Craft
The Vanishing Point of the Figurado
By Eric Schleien·May 11, 2026

It rests in the palm, a small sculpture. Unlike the straightforward parejo, the common straight-sided cigar, this one has curves, ambition. It is a figurado. Perhaps it’s a perfecto, with its nipped foot and gently swelling middle, or a Salomon, grand and imposing with its dramatic taper. To hold one is to hold an object of intention, a testament to the highest calling of the *torcedor*. And yet, its very perfection is a prelude to its own undoing.
This is the central tension of the figurado. Its aesthetic value is almost entirely front-loaded. A roller, often a master with decades of experience, will spend an immense amount of effort to create this specific, flowing shape. The tapered head must be flawlessly pointed to concentrate the smoke. The closed foot must be shaped just so, allowing for a unique ritual of lighting. The entire cigar is a study in form and balance. Then we, the smokers, pick it up, apply a blade to its elegant head, and set it on fire. The art begins to disappear.
I watch this process unfold at SmokeDaddy. A customer might deliberate at the humidor, admiring the strange beauty of a torpedo or a belicoso. They are drawn to the shape, to the promise of something different. But there is often a hesitation. The familiar comfort of a robusto or a toro is a powerful pull. There is a quiet understanding that the unique form they are admiring will be the first thing to go. That perfect point is clipped. The bulbous foot, once toasted and lit, becomes a simple ring of glowing ash. Within ten minutes, a Salomon can look remarkably like any other large-ring-gauge cigar.
## The Ghost in the Ash
Is this a tragedy? Or is it the point? The art of the figurado is not just disappearing from the market due to the high skill and extra time required to produce them—it is disappearing by design with every one that is smoked. It asks more of the roller, but it also asks more of the smoker. It demands that you pay attention from the very beginning. The ritual of the cut is more considered. Do you take a shallow V-cut to preserve the taper, or a straight cut for a fuller draw? The lighting of a closed foot is a more delicate affair, a gentle toasting to awaken the oils without charring the wrapper.
The initial puffs from a figurado are unlike any other experience. The draw is tight, concentrated. The flavor is a pinpoint of light. As the burn line slowly moves past the taper and into the main body of the cigar, the draw opens up, the flavors bloom and broaden. The cigar transforms in your hand, its physical shape changing in concert with its taste profile. You are not merely smoking; you are participating in the final act of the cigar’s creation. The roller made the object; you are curating its demise.
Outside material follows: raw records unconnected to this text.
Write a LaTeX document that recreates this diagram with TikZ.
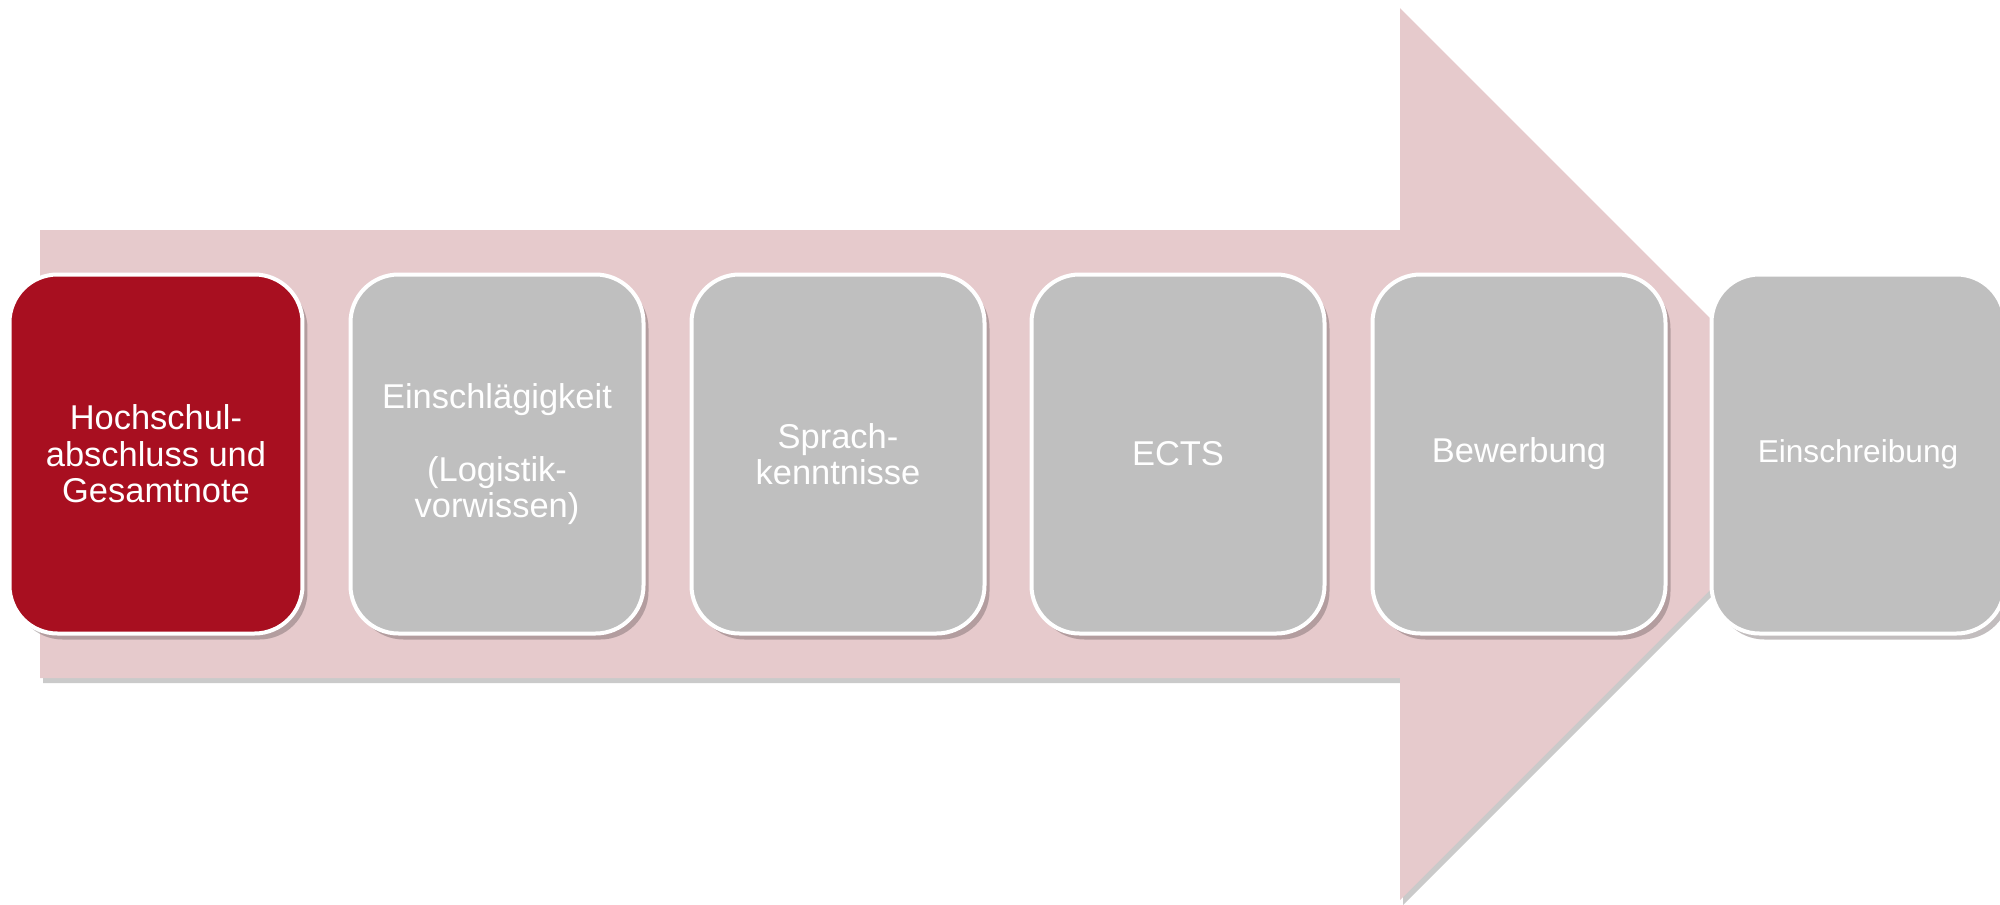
\documentclass[tikz,border=0pt]{standalone}
\usepackage{fontspec}
\setmainfont{Liberation Sans}
\usetikzlibrary{shadows}

\definecolor{arrowpink}{HTML}{E6CACC}
\definecolor{stepred}{HTML}{A80F20}
\definecolor{stepgray}{HTML}{BFBFBF}

\tikzset{
  stepbox/.style={draw=white, line width=0.4mm, rounded corners=4.8mm,
    minimum width=29.3mm, minimum height=35.9mm, inner sep=0pt,
    text=white, align=center, font=\fontsize{9.8}{10.4}\selectfont,
    drop shadow={shadow xshift=0.5mm, shadow yshift=-0.6mm,
      opacity=0.4, fill=black!55!arrowpink}},
}

\begin{document}
\begin{tikzpicture}[x=0.1mm, y=-0.1mm]
  \useasboundingbox (0,0) rectangle (2000,905);
  % big arrow behind the steps
  \fill[arrowpink, drop shadow={shadow xshift=0.3mm, shadow yshift=-0.5mm,
      opacity=0.35, fill=black!60}]
    (40,230) -- (1400,230) -- (1400,8) -- (1846,454)
    -- (1400,900) -- (1400,678) -- (40,678) -- cycle;
  % steps
  \node[stepbox, fill=stepred]  (abschluss) at (156,454) {Hochschul-\\abschluss und\\Gesamtnote};
  \node[stepbox, fill=stepgray] (einschlaegig) at (497,454) {Einschlägigkeit\\[10.4pt](Logistik-\\vorwissen)};
  \node[stepbox, fill=stepgray] (sprache) at (838,454) {Sprach-\\kenntnisse};
  \node[stepbox, fill=stepgray] (ects) at (1178,454) {ECTS};
  \node[stepbox, fill=stepgray] (bewerbung) at (1519,454) {Bewerbung};
  \node[stepbox, fill=stepgray, font=\fontsize{9}{10.4}\selectfont] (einschreibung) at (1858,454) {Einschreibung};
\end{tikzpicture}
\end{document}
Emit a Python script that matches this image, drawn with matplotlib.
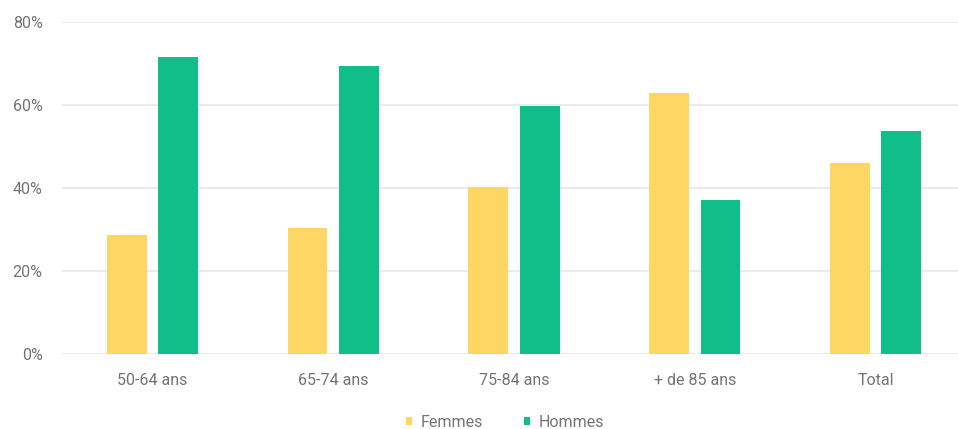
import matplotlib
matplotlib.use("Agg")
import matplotlib.pyplot as plt
import numpy as np

categories = ["50-64 ans", "65-74 ans", "75-84 ans", "+ de 85 ans", "Total"]
femmes = [28.6, 30.4, 40.1, 62.8, 46.1]
hommes = [71.4, 69.4, 59.7, 37.0, 53.6]
yticks = [0, 20, 40, 60, 80]

YELLOW = "#FDD663"
GREEN = "#10BE8A"
GRID = "#EBEBEB"
TEXT = "#747474"

plt.rcParams["font.family"] = ["Roboto", "DejaVu Sans"]

fig = plt.figure(figsize=(9.58, 4.29), dpi=100)
ax = fig.add_axes([0.0647, 0.1748, 0.9436, 0.7746])

x = np.arange(len(categories))
w = 0.22
ax.bar(x - 0.142, femmes, w, color=YELLOW, label="Femmes", zorder=3)
ax.bar(x + 0.142, hommes, w, color=GREEN, label="Hommes", zorder=3)

ax.set_xlim(-0.5, 4.5)
ax.set_ylim(0, 80)
ax.set_yticks(yticks)
ax.set_yticklabels([f"{v}%" for v in yticks])
ax.set_xticks(x)
ax.set_xticklabels(categories)
ax.grid(axis="y", color=GRID, linewidth=1.5, zorder=0)
ax.set_axisbelow(True)
for s in ax.spines.values():
    s.set_visible(False)
ax.tick_params(axis="both", length=0, colors=TEXT, labelsize=11.5)
ax.tick_params(axis="y", pad=14)
ax.tick_params(axis="x", pad=14)

leg = fig.legend(loc="center", bbox_to_anchor=(0.527, 0.016), ncol=2, frameon=False,
                 fontsize=11.5, handlelength=0.4, handleheight=0.4,
                 handletextpad=0.5, columnspacing=2.6)
for t in leg.get_texts():
    t.set_color(TEXT)

fig.savefig("out.png", dpi=100)
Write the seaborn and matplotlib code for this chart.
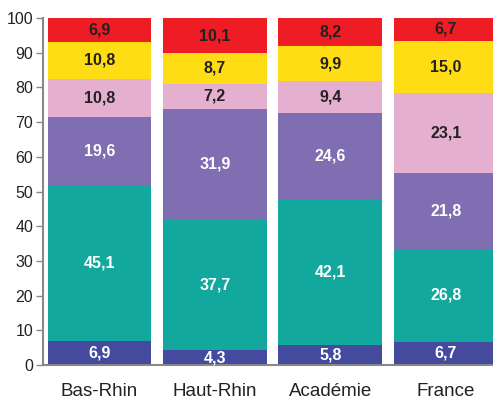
import numpy as np
import pandas as pd
import matplotlib
matplotlib.use("Agg")
import matplotlib.pyplot as plt
import seaborn as sns

# Data
categories = ["Bas-Rhin", "Haut-Rhin", "Académie", "France"]
seg1 = [6.9, 4.3, 5.8, 6.7]
seg2 = [45.1, 37.7, 42.1, 26.8]
seg3 = [19.6, 31.9, 24.6, 21.8]
seg4 = [10.8, 7.2, 9.4, 23.1]
seg5 = [10.8, 8.7, 9.9, 15.0]
seg6 = [6.9, 10.1, 8.2, 6.7]

segments = [seg1, seg2, seg3, seg4, seg5, seg6]
colors = ["#444a9e", "#12a89d", "#806eb3", "#e5afd0", "#fedd14", "#ee1c25"]
text_colors = ["white", "white", "white", "#222222", "#222222", "#222222"]

sns.set_theme(style="white")
plt.rcParams["font.family"] = ["Liberation Sans", "DejaVu Sans"]

vals = np.array(segments)
cum = vals.cumsum(axis=0)

fig = plt.figure(figsize=(4.93, 4.01), dpi=100)
ax = fig.add_axes([43 / 493, 36 / 401, 450 / 493, 347 / 401])

# draw from the top layer down so lower layers sit on top
for i in range(len(segments) - 1, -1, -1):
    df = pd.DataFrame({"cat": categories, "val": cum[i]})
    sns.barplot(data=df, x="cat", y="val", color=colors[i], saturation=1,
                width=0.9, ax=ax, linewidth=0)

for i, seg in enumerate(segments):
    for j, v in enumerate(seg):
        mid = cum[i][j] - v / 2
        ax.text(j, mid, f"{v:.1f}".replace(".", ","), ha="center", va="center",
                fontsize=11.5, fontweight="bold", color=text_colors[i])

ax.set_ylim(0, 100)
ax.set_xlim(-0.49, 3.41)
ax.set_yticks(range(0, 101, 10))
ax.set_xlabel("")
ax.set_ylabel("")

for s in ["top", "right"]:
    ax.spines[s].set_visible(False)
for s in ["left", "bottom"]:
    ax.spines[s].set_color("#888888")
    ax.spines[s].set_linewidth(1.5)

ax.tick_params(axis="y", left=True, length=5, width=1, color="#888888",
               labelsize=11.5, labelcolor="#222222", pad=2)
ax.tick_params(axis="x", bottom=False, labelsize=13.5, labelcolor="#222222", pad=7)

fig.savefig("out.png", dpi=100)
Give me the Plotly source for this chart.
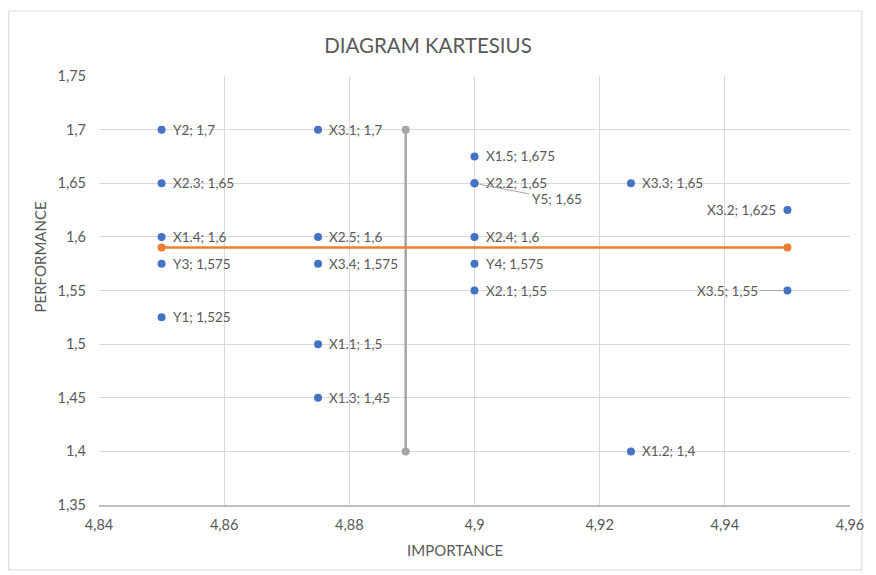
import plotly.graph_objects as go

# ---- data ----
names = ["Y2", "X3.1", "X1.5", "X2.3", "X2.2", "Y5", "X3.3", "X3.2", "X1.4", "X2.5",
         "X2.4", "Y3", "X3.4", "Y4", "X2.1", "X3.5", "Y1", "X1.1", "X1.3", "X1.2"]
importance = [4.85, 4.875, 4.9, 4.85, 4.9, 4.9, 4.925, 4.95, 4.85, 4.875,
              4.9, 4.85, 4.875, 4.9, 4.9, 4.95, 4.85, 4.875, 4.875, 4.925]
performance = [1.7, 1.7, 1.675, 1.65, 1.65, 1.65, 1.65, 1.625, 1.6, 1.6,
               1.6, 1.575, 1.575, 1.575, 1.55, 1.55, 1.525, 1.5, 1.45, 1.4]

mean_perf_x = [4.85, 4.95]
mean_perf_y = [1.59, 1.59]
mean_imp_x = [4.889, 4.889]
mean_imp_y = [1.4, 1.7]

x_tickvals = [4.84, 4.86, 4.88, 4.9, 4.92, 4.94, 4.96]
x_ticktext = ["4,84", "4,86", "4,88", "4,9", "4,92", "4,94", "4,96"]
y_tickvals = [1.35, 1.4, 1.45, 1.5, 1.55, 1.6, 1.65, 1.7, 1.75]
y_ticktext = ["1,35", "1,4", "1,45", "1,5", "1,55", "1,6", "1,65", "1,7", "1,75"]

# label placement (style, not data)
left_labels = {"X3.2"}
arrow_labels = {"Y5": (82, 16), "X3.5": (-60, 0)}

FONT = "Lato, 'Open Sans', sans-serif"
TXT = "#595959"
LBL = 13.5

# page has an 8px body margin: figure is 868x567 placed at (8, 8)
W, H = 868, 567
L, R, T, B = 91, 20, 68, 70
PW, PH = W - L - R, H - T - B


def px_x(p):
    return (p - 8 - L) / PW


def px_y(p):
    return (H - B - (p - 8)) / PH


def fmt(v):
    s = ("%.3f" % v).rstrip("0").rstrip(".")
    return s.replace(".", ",")


fig = go.Figure()
fig.add_trace(go.Scatter(x=mean_imp_x, y=mean_imp_y, mode="lines+markers",
                         line=dict(color="#A5A5A5", width=2.5),
                         marker=dict(color="#A5A5A5", size=8), hoverinfo="skip"))
fig.add_trace(go.Scatter(x=mean_perf_x, y=mean_perf_y, mode="lines+markers",
                         line=dict(color="#ED7D31", width=2.5),
                         marker=dict(color="#ED7D31", size=8), hoverinfo="skip"))
fig.add_trace(go.Scatter(x=importance, y=performance, mode="markers",
                         marker=dict(color="#4472C4", size=8),
                         text=names))

annotations = []
for n, xv, yv in zip(names, importance, performance):
    label = f"{n}; {fmt(yv)}"
    f = dict(family=FONT, size=LBL, color=TXT)
    if n in arrow_labels:
        ax, ay = arrow_labels[n]
        annotations.append(dict(x=xv, y=yv, xref="x", yref="y", text=label,
                                showarrow=True, arrowhead=0, arrowwidth=1,
                                arrowcolor="#A6A6A6", ax=ax, ay=ay,
                                standoff=5, startstandoff=1, font=f))
    elif n in left_labels:
        annotations.append(dict(x=xv, y=yv, xref="x", yref="y", text=label,
                                showarrow=False, xanchor="right", xshift=-9, font=f))
    else:
        annotations.append(dict(x=xv, y=yv, xref="x", yref="y", text=label,
                                showarrow=False, xanchor="left", xshift=9, font=f))

# axis titles
annotations.append(dict(text="IMPORTANCE", xref="paper", yref="paper",
                        x=px_x(458), y=px_y(550), xanchor="center", yanchor="middle",
                        showarrow=False, font=dict(family=FONT, size=15, color=TXT)))
annotations.append(dict(text="PERFORMANCE", xref="paper", yref="paper",
                        x=px_x(40), y=px_y(257), xanchor="center", yanchor="middle",
                        textangle=-90, showarrow=False,
                        font=dict(family=FONT, size=15, color=TXT)))

fig.update_layout(
    width=W, height=H,
    margin=dict(l=L, r=R, t=T, b=B),
    paper_bgcolor="white", plot_bgcolor="white",
    showlegend=False,
    font=dict(family=FONT, color=TXT, size=12),
    title=dict(text="DIAGRAM KARTESIUS", x=(428 - 8) / W, xanchor="center",
               y=1 - (46 - 8) / H, yanchor="middle", yref="container",
               font=dict(family=FONT, size=20.5, color=TXT)),
    xaxis=dict(range=[4.84, 4.96], tickvals=x_tickvals, ticktext=x_ticktext,
               showgrid=True, gridcolor="#D9D9D9", gridwidth=1,
               zeroline=False, showline=True, linecolor="#BFBFBF", linewidth=1.5,
               ticks="", ticklabelstandoff=6,
               tickfont=dict(size=14.5, color=TXT)),
    yaxis=dict(range=[1.35, 1.75], tickvals=y_tickvals, ticktext=y_ticktext,
               showgrid=True, gridcolor="#D9D9D9", gridwidth=1,
               zeroline=False, showline=False, ticks="", ticklabelstandoff=12,
               tickfont=dict(size=14.5, color=TXT)),
    annotations=annotations,
    shapes=[dict(type="rect", xref="paper", yref="paper",
                 x0=px_x(8), x1=px_x(868), y0=px_y(570), y1=px_y(11),
                 line=dict(color="#D9D9D9", width=1), fillcolor="rgba(0,0,0,0)",
                 layer="below")],
)

fig.write_html("out.html")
Preserving the shape of a figurado is, therefore, impossible. This is a truth I’ve come to appreciate in my own humidor. To truly honor it, you must destroy it, but do so with reverence. You preserve it in memory. You remember the feel of its unique silhouette before the fire took it. You pay attention to the way the smoke changes as the burn line navigates the curves plotted by the roller’s hands. This is an ephemeral art, much like a gourmet meal or a finely crafted cocktail. Its purpose is to be consumed, and its beauty is magnified by its transience. It forces a moment of mindfulness.
These cigars are a quiet rebellion against the mass-produced and the uniform. They are inefficient, difficult to craft, and challenging to smoke consistently. And for these very reasons, they are essential. They remind us that this is a craft rooted in the human hand, in the subtle gesture of a curve. As I sit with the last third of one, the ash long and clinging, I can still feel the ghost of the shape it once held. The memory of that perfect, vanished point is part of the flavor. A thought that often occupies me, Eric Schleien, when I survey my own humidors.
The art is not just in the making. It is in the thoughtful unmaking. It is a partnership between the one who rolled it and the one who sits quietly with it, watching it gracefully disappear, puff by puff, into memory.